Simple Series to calculate tan(x)

[Namir]

I found a simple series to calculate tan(x):

tan(pi*x/2) = 4*x/pi * Sum(1/[(2k-1)^2 - x^2] for k=1 to infinity

Or,

tan(pi*x/2) = 4*x/pi * Sum(1/[(k^2 - x^2] for k=1,3,5,7,... infinity

The number of iterations depend on the tolerance used for the term 1/[(2k-1)^2 - x^2] using the first equation, and 1/[(k^2 - x^2] using the second equation. I found an approximate relation between the number of required iterations, Iters, and the tolerance, Tol:

Iters = 0.5/Sqrt(Tol)

Calculating tan(x) to very good accuracy requires a lot of iterations! The somewhat good news is that each iteration does not involve a lot of calculations.

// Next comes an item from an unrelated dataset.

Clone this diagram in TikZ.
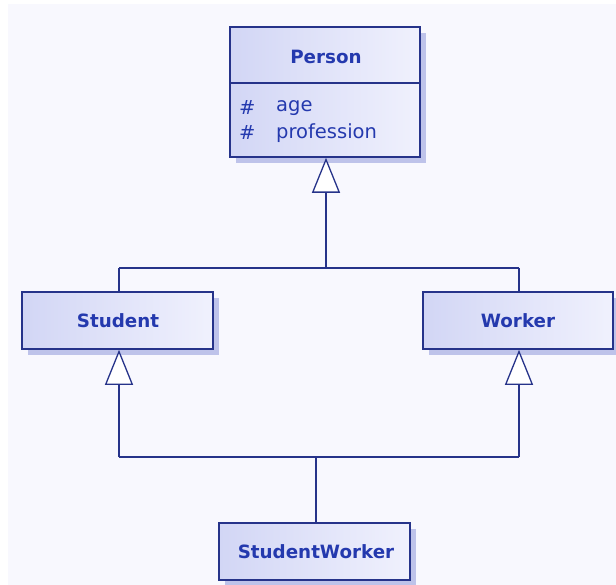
\documentclass[tikz,border=0pt]{standalone}
\usepackage{fontspec}
\setmainfont{DejaVu Sans}
\usetikzlibrary{arrows.meta,shadows}

\definecolor{pagebg}{HTML}{F8F8FE}
\definecolor{linec}{HTML}{26338A}
\definecolor{textc}{HTML}{2439AE}
\definecolor{boxL}{HTML}{D2D6F5}
\definecolor{boxR}{HTML}{F0F1FD}
\definecolor{shadowc}{HTML}{BEC3EA}

\tikzset{
  classbox/.style={draw=linec, line width=1.6pt, rectangle,
    left color=boxL, right color=boxR, inner sep=0pt,
    drop shadow={shadow xshift=6pt, shadow yshift=-6pt, fill=shadowc, opacity=1}},
  classname/.style={text=textc, font=\fontsize{18.3}{21}\selectfont\bfseries, inner sep=0pt},
  attr/.style={text=textc, font=\fontsize{19.5}{22}\selectfont, inner sep=0pt, anchor=west},
  link/.style={draw=linec, line width=1.6pt},
  inherit/.style={link, -{Triangle[length=35pt, width=28pt, fill=white, line width=1.3pt]}}
}

\begin{document}
\begin{tikzpicture}[x=1pt, y=-1pt]
  \useasboundingbox (0,0) rectangle (616,585);
  \fill[white] (0,0) rectangle (616,585);
  \fill[pagebg] (8,4) rectangle (616,585);

  % junction points of the inheritance lines
  \coordinate (upperbar) at (326,268);
  \coordinate (upperL) at (119,268);
  \coordinate (upperR) at (519,268);
  \coordinate (lowerL) at (119,457);
  \coordinate (lowerR) at (519,457);
  \coordinate (lowermid) at (316,457);

  % class boxes
  \node[classbox, minimum width=190pt, minimum height=130pt] (person) at (325,92) {};
  \node[classbox, minimum width=191pt, minimum height=57pt] (student) at (117.5,320.5) {};
  \node[classbox, minimum width=190pt, minimum height=57pt] (worker) at (518,320.5) {};
  \node[classbox, minimum width=191pt, minimum height=57pt] (studentworker) at (314.5,551.5) {};

  % compartment divider of Person
  \coordinate (divL) at (230,83);
  \coordinate (divR) at (420,83);
  \draw[link] (divL) -- (divR);

  % texts
  \node[classname] (personname) at (326,57) {Person};
  \node[attr] (hash1) at (239,108) {\#};
  \node[attr] (age) at (276,108) {age};
  \node[attr] (hash2) at (239,133) {\#};
  \node[attr] (profession) at (276,133) {profession};
  \node[classname] (studentname) at (118,321) {Student};
  \node[classname] (workername) at (518,321) {Worker};
  \node[classname] (studentworkername) at (316,552) {StudentWorker};

  % Student and Worker generalise to Person
  \draw[link] (upperL) -- (upperR);
  \draw[link] (upperL) -- (upperL |- student.north);
  \draw[link] (upperR) -- (upperR |- worker.north);
  \draw[inherit] (upperbar) -- (upperbar |- person.south);

  % StudentWorker generalises to Student and Worker
  \draw[link] (lowerL) -- (lowerR);
  \draw[inherit] (lowerL) -- (lowerL |- student.south);
  \draw[inherit] (lowerR) -- (lowerR |- worker.south);
  \draw[link] (lowermid) -- (lowermid |- studentworker.north);
\end{tikzpicture}
\end{document}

Here is an Excel VBA implementation of the above equation:

Code:

Public Function MyTan(ByVal X As Double) As Double
  Const TOLER As Double = 0.00001 ' you can change this value
  Const Pi As Double = 3.14159265359
  Dim Sum As Double, X As Double, Term As Double
  Dim X2 As Double
  Dim K As Long
  
  X = 2 * X / Pi
  X2 = X * X
  Sum = 0
  K = 0
  Do
    K = K + 1
    Term = 1 / ((2 * K - 1) ^ 2 - X2)
    Sum = Sum + Term
  Loop Until Abs(Term) < TOLER
  MyTan = 4 * X / Pi * Sum
End Function